» **Exercise prompt**:
Of all the lines in the material, how many include the word "that"? Reply with the number alone.

--- Start Records to process ---

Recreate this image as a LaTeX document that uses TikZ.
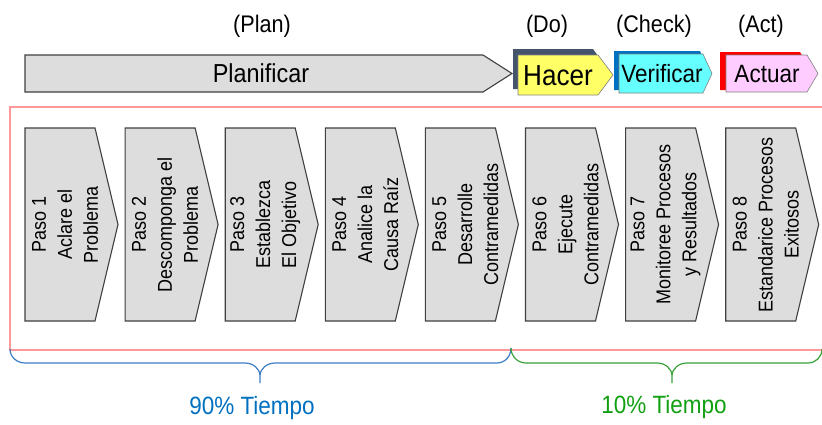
\documentclass[tikz,border=0pt]{standalone}
\usepackage{fontspec}
\setmainfont{Liberation Sans}[FakeStretch=0.9]
\definecolor{boxfill}{HTML}{DDDDDD}
\definecolor{boxline}{HTML}{404040}
\definecolor{frame}{HTML}{FF9999}
\definecolor{hacerfill}{HTML}{FFFF66}
\definecolor{hacershadow}{HTML}{44546A}
\definecolor{verfill}{HTML}{66FFFF}
\definecolor{vershadow}{HTML}{0070C0}
\definecolor{actfill}{HTML}{FFCCFF}
\definecolor{actshadow}{HTML}{FF0000}
\definecolor{bluetxt}{HTML}{0070C0}
\definecolor{bluebrace}{HTML}{3C7DC4}
\definecolor{greentxt}{HTML}{12A012}
\definecolor{greenbrace}{HTML}{3AA23A}
\begin{document}
\begin{tikzpicture}[x=1pt,y=-1pt,
  chevron/.style={fill=boxfill,draw=boxline,line width=1.1pt,line join=miter},
  steptext/.style={rotate=90,align=center,font=\fontsize{20}{26}\selectfont,inner sep=0pt},
  phasetxt/.style={font=\fontsize{24}{28}\selectfont,inner sep=0pt},
  tagbox/.style={draw=gray,line width=0.6pt},
  bracelbl/.style={font=\fontsize{25}{28}\selectfont,inner sep=0pt}]
\useasboundingbox (0,0) rectangle (822,424);
% frame
\draw[frame,line width=1.2pt] (824,107) -- (10,107) -- (10,350) -- (824,350);
% Planificar arrow
\draw[chevron] (25,55) -- (483,55) -- (512,73.5) -- (483,92) -- (25,92) -- cycle;
\node[phasetxt,font=\fontsize{26}{30}\selectfont] (plan) at (261,73.5) {Planificar};
% Hacer
\fill[hacershadow] (513,49) -- (593,49) -- (608,70) -- (593,89) -- (513,89) -- cycle;
\draw[tagbox,fill=hacerfill] (518,55) -- (598,55) -- (613,75) -- (598,95) -- (518,95) -- cycle;
\node[phasetxt,font=\fontsize{29}{32}\selectfont] (hacer) at (558,76) {Hacer};
% Verificar
\fill[vershadow] (614,51) -- (700,51) -- (709,71) -- (700,90) -- (614,90) -- cycle;
\draw[tagbox,fill=verfill] (619,54) -- (703,54) -- (712,73.5) -- (703,93) -- (619,93) -- cycle;
\node[phasetxt,font=\fontsize{25}{28}\selectfont] (verif) at (662,74) {Verificar};
% Actuar
\fill[actshadow] (720,52) -- (800,52) -- (811,71) -- (800,90) -- (720,90) -- cycle;
\draw[tagbox,fill=actfill] (726,55) -- (807,55) -- (818,73.5) -- (807,92) -- (726,92) -- cycle;
\node[phasetxt,font=\fontsize{25}{28}\selectfont] (actuar) at (767,74) {Actuar};
% labels above
\node[phasetxt] (lplan) at (262,26) {(Plan)};
\node[phasetxt] (ldo) at (547,26) {(Do)};
\node[phasetxt] (lcheck) at (654,26) {(Check)};
\node[phasetxt] (lact) at (761,26) {(Act)};
% steps
\foreach \i/\t in {0/{Paso 1\\Aclare el\\Problema},
                   1/{Paso 2\\Descomponga el\\Problema},
                   2/{Paso 3\\Establezca\\El Objetivo},
                   3/{Paso 4\\Analice la\\Causa Raíz},
                   4/{Paso 5\\Desarrolle\\Contramedidas},
                   5/{Paso 6\\Ejecute\\Contramedidas},
                   6/{Paso 7\\Monitoree Procesos\\y Resultados},
                   7/{Paso 8\\Estandarice Procesos\\Exitosos}} {
  \pgfmathsetmacro{\L}{25+100.1*\i}
  \draw[chevron] (\L,128) -- (\L+70,128) -- (\L+93,224.5) -- (\L+70,321) -- (\L,321) -- cycle;
  \node[steptext] (s\i) at (\L+40,224.5) {\t};
}
% braces
\draw[bluebrace,line width=1.2pt]
  (10,349) to[out=-90,in=180] (25,363) -- (245,363) to[out=0,in=90] (260,376) -- (260,383)
  (260,376) to[out=90,in=180] (275,363) -- (497,363) to[out=0,in=-90] (511,348);
\draw[greenbrace,line width=1.2pt] (511,348) to[out=-90,in=180] (526,363) -- (657,363)
  to[out=0,in=90] (672,376) -- (672,383)
  (672,376) to[out=90,in=180] (687,363) -- (808,363) to[out=0,in=-90] (822,349);
\node[bracelbl,text=bluetxt] (t90) at (252,408) {90\% Tiempo};
\node[bracelbl,text=greentxt] (t10) at (664,407) {10\% Tiempo};
\end{tikzpicture}
\end{document}
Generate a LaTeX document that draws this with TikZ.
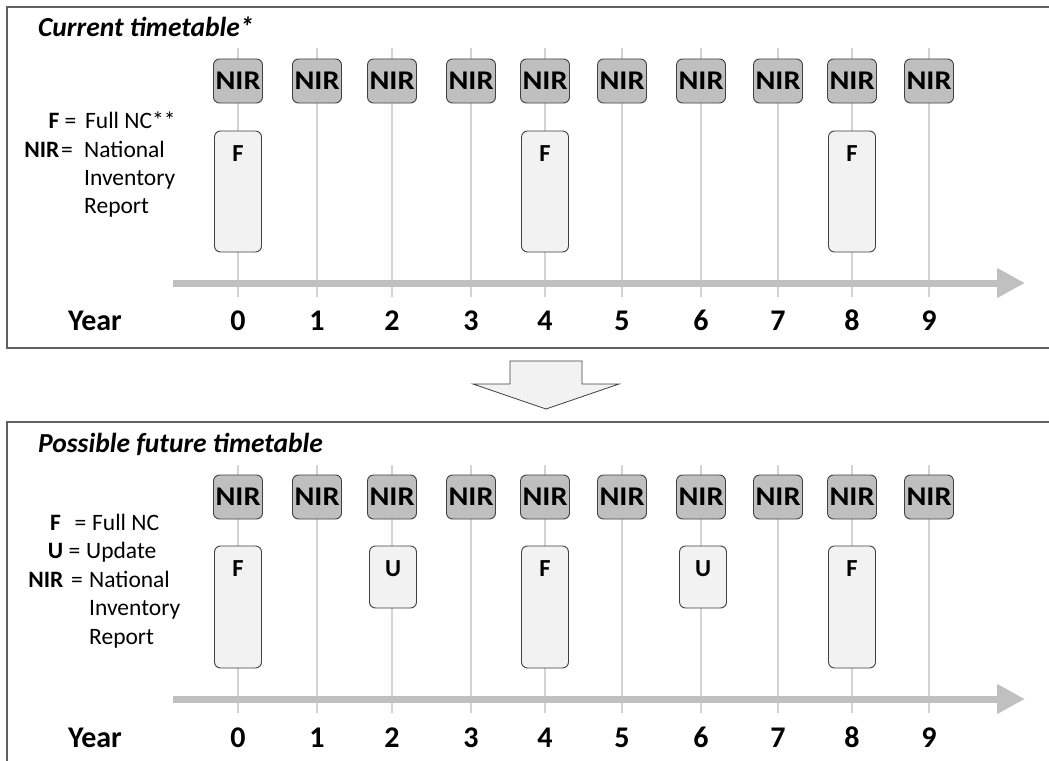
\documentclass[tikz,border=0pt]{standalone}
\usepackage{fontspec}
\setmainfont{Carlito}
\usetikzlibrary{arrows.meta}
\definecolor{nirfill}{HTML}{BFBFBF}
\definecolor{boxfill}{HTML}{F2F2F2}
\definecolor{edgecol}{HTML}{404040}
\definecolor{gridcol}{HTML}{D3D3D3}
\definecolor{axiscol}{HTML}{C0C0C0}
\definecolor{framecol}{HTML}{606060}
\newcommand{\nirtext}{\scalebox{1.12}[1]{NIR}}
\tikzset{
  nirbox/.style={draw=edgecol, fill=nirfill, rounded corners=6pt, minimum width=49pt, minimum height=44pt, inner sep=0pt, line width=0.9pt, font=\fontsize{27}{27}\selectfont\bfseries},
  ncbox/.style={draw=edgecol, fill=boxfill, rounded corners=6pt, minimum width=47pt, inner sep=0pt, line width=0.9pt},
  boxlabel/.style={font=\fontsize{24.5}{24.5}\selectfont\bfseries, inner sep=0pt, anchor=base},
  gridline/.style={draw=gridcol, line width=1.4pt},
  axisline/.style={draw=axiscol, line width=7pt, -{Triangle[length=28pt,width=28pt]}},
  framebox/.style={draw=framecol, line width=1.4pt},
  yearlabel/.style={font=\fontsize{30}{30}\selectfont\bfseries, inner sep=0pt, anchor=base},
  titletext/.style={font=\fontsize{27.5}{27.5}\selectfont\bfseries\itshape, inner sep=0pt, anchor=base west},
  legkey/.style={font=\fontsize{23.5}{23.5}\selectfont\bfseries, inner sep=0pt, anchor=base east},
  legtext/.style={font=\fontsize{23.5}{23.5}\selectfont, inner sep=0pt, anchor=base west},
  legeq/.style={font=\fontsize{23.5}{23.5}\selectfont, inner sep=0pt, anchor=base},
  bigarrow/.style={draw=edgecol, fill=boxfill, line width=0.8pt}
}
\begin{document}
\begin{tikzpicture}[x=1pt,y=-1pt]
\useasboundingbox (0,0) rectangle (1049,760);
\clip (0,0) rectangle (1049,760);
\fill[white] (0,0) rectangle (1049,760);

% ---------- top panel ----------
\draw[framebox] (7,7) rectangle (1070,348);
\node[titletext] (atitle) at (38,37) {Current timetable*};
\foreach \x [count=\i from 0] in {238,317,392,471,545,622,701,778,852,929}{
  \coordinate (agt\i) at (\x,48);
  \coordinate (agb\i) at (\x,297);
  \draw[gridline] (agt\i) -- (agb\i);
}
\coordinate (aax0) at (173,283);
\coordinate (aax1) at (1025,283);
\draw[axisline] (aax0) -- (aax1);
\foreach \x [count=\i from 0] in {238,317,392,471,545,622,701,778,852,929}{
  \node[nirbox] (aN\i) at (\x,81) {\nirtext};
  \node[yearlabel] (aY\i) at (\x,330) {\i};
}
\node[yearlabel] (ayear) at (95,330) {Year};
\foreach \x/\n in {238/0,545/4,852/8}{
  \node[ncbox, minimum height=121pt] (aF\n) at (\x,191.5) {};
  \node[boxlabel] (aFl\n) at ([yshift=-31pt]aF\n.north) {F};
}
\node[legkey] (alk1) at (59.5,128) {F};
\node[legeq] (ale1) at (70.5,128) {=};
\node[legtext] (alt1) at (85,128) {Full NC**};
\node[legkey] (alk2) at (59.5,157) {NIR};
\node[legeq] (ale2) at (67,157) {=};
\node[legtext] (alt3) at (84,157) {National};
\node[legtext] (alt4) at (84,185) {Inventory};
\node[legtext] (alt5) at (84,213) {Report};

% ---------- arrow between panels ----------
\draw[bigarrow] (510,361) -- (582,361) -- (582,384) -- (619,384) -- (546,409) -- (473,384) -- (510,384) -- cycle;

% ---------- bottom panel ----------
\draw[framebox] (7,422) rectangle (1070,790);
\node[titletext] (btitle) at (38,452) {Possible future timetable};
\foreach \x [count=\i from 0] in {238,317,392,471,545,622,701,778,852,929}{
  \coordinate (bgt\i) at (\x,465);
  \coordinate (bgb\i) at (\x,713);
  \draw[gridline] (bgt\i) -- (bgb\i);
}
\coordinate (bax0) at (173,699);
\coordinate (bax1) at (1025,699);
\draw[axisline] (bax0) -- (bax1);
\foreach \x [count=\i from 0] in {238,317,392,471,545,622,701,778,852,929}{
  \node[nirbox] (bN\i) at (\x,497) {\nirtext};
  \node[yearlabel] (bY\i) at (\x,747) {\i};
}
\node[yearlabel] (byear) at (95,747) {Year};
\foreach \x/\n in {238/0,545/4,852/8}{
  \node[ncbox, minimum height=122pt] (bF\n) at (\x,607) {};
  \node[boxlabel] (bFl\n) at ([yshift=-31pt]bF\n.north) {F};
}
\foreach \x/\n in {393/2,703/6}{
  \node[ncbox, minimum height=62pt] (bU\n) at (\x,577) {};
  \node[boxlabel] (bUl\n) at ([yshift=-31pt]bU\n.north) {U};
}
\node[legkey] (blk1) at (61,530) {F};
\node[legeq] (ble1) at (80.5,530) {=};
\node[legtext] (blt1) at (92,530) {Full NC};
\node[legkey] (blk2) at (63.5,558.5) {U};
\node[legeq] (ble2) at (74.5,558.5) {=};
\node[legtext] (blt2) at (86,558.5) {Update};
\node[legkey] (blk3) at (63.5,587) {NIR};
\node[legeq] (ble3) at (77,587) {=};
\node[legtext] (blt4) at (89,587) {National};
\node[legtext] (blt5) at (89,615.5) {Inventory};
\node[legtext] (blt6) at (89,644) {Report};
\end{tikzpicture}
\end{document}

--- End Records to process ---

» **Exercise response**:
2